Beck later signed with the Buffalo Destroyers of the Arena Football League (AFL) for the 1999 season. However, on December 16, 1998, he was signed to the Chicago Bears' practice squad after Moses Moreno suffered an ankle injury. At the time the Bears called Beck, he had been working as a residential loan officer in Greeley. Mike Horan, a Bears teammate, had also been working as a loan officer in Colorado earlier in the year. Beck became a free agent after the NFL season ended and re-joined the Destroyers. He competed with Tony Kimbrough, Jay McDonagh, and Paul Kaiser for a spot on the team. Beck played in two preseason games for Buffalo, completing three of eight passes for 19 yards. He was released on April 19, 1999, before the start of the regular season.

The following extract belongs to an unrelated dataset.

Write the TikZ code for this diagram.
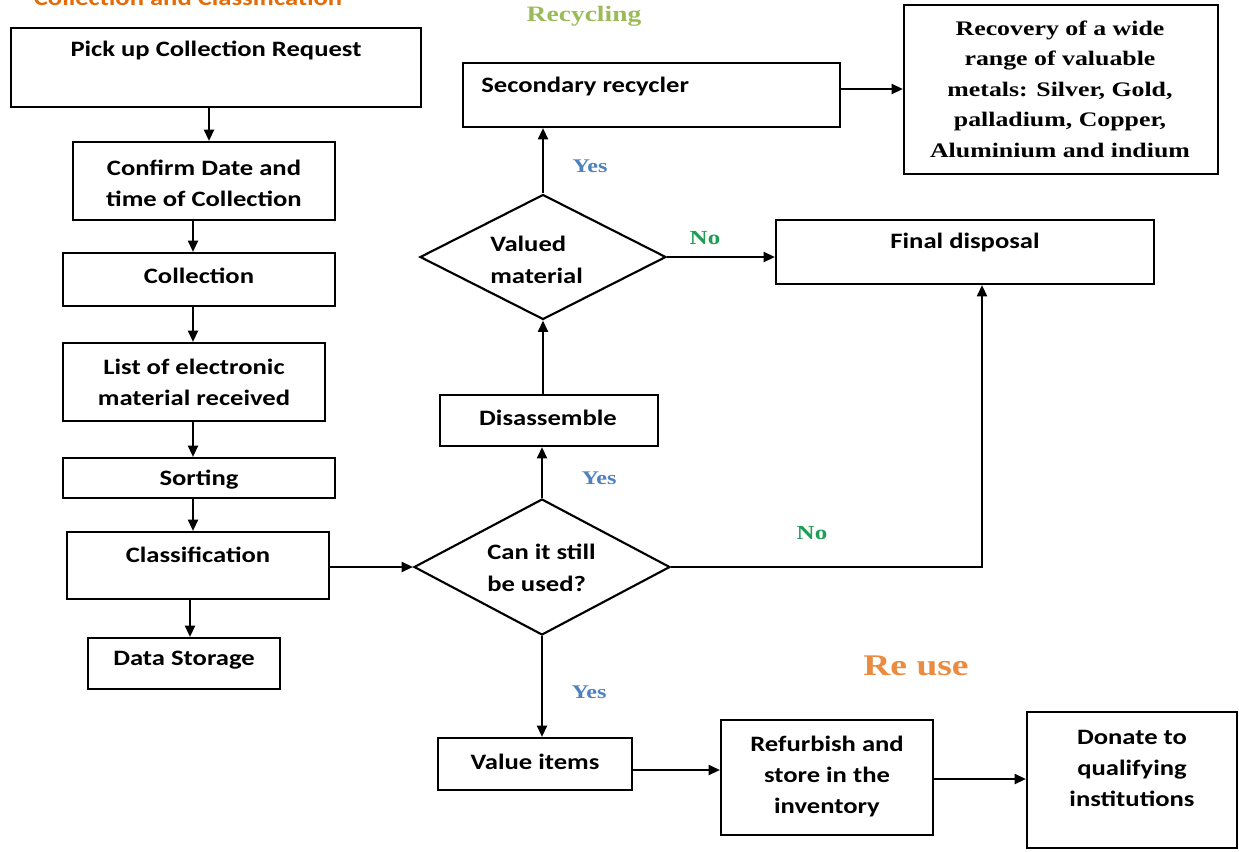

After Portland Forest Dragons backup quarterback Chris Dittoe left the team in May 1999, Portland signed Beck to be James Guidry's new backup. Guidry suffered a career-ending spinal injury on May 8, making Beck the starter for the team's next game on May 17, 1999, against the New Jersey Gladiators. Against New Jersey, Beck completed nine of 22 passes for 86 yards while also rushing twice for 33 yards and one touchdown. He was replaced by Harry Leons in the fourth quarter. Beck then left the team.

==Personal life==
Beck's great-great-great grandfather, William Allen Montgomery, was the president of Carson and Newman College from 1888 to 1892. Beck grew up a fan of John Elway and the Denver Broncos. Upon later signing with the Broncos, Beck told Elway, "I've watched almost every game you've played." As a teenager in Greeley, he was a babysitter for former Chicago Bears player Len Walterscheid. After his playing career, Beck spent time as an assistant football coach and head girl's soccer coach at Northridge High School in Greeley. He also started his own mortgage and financial planning business.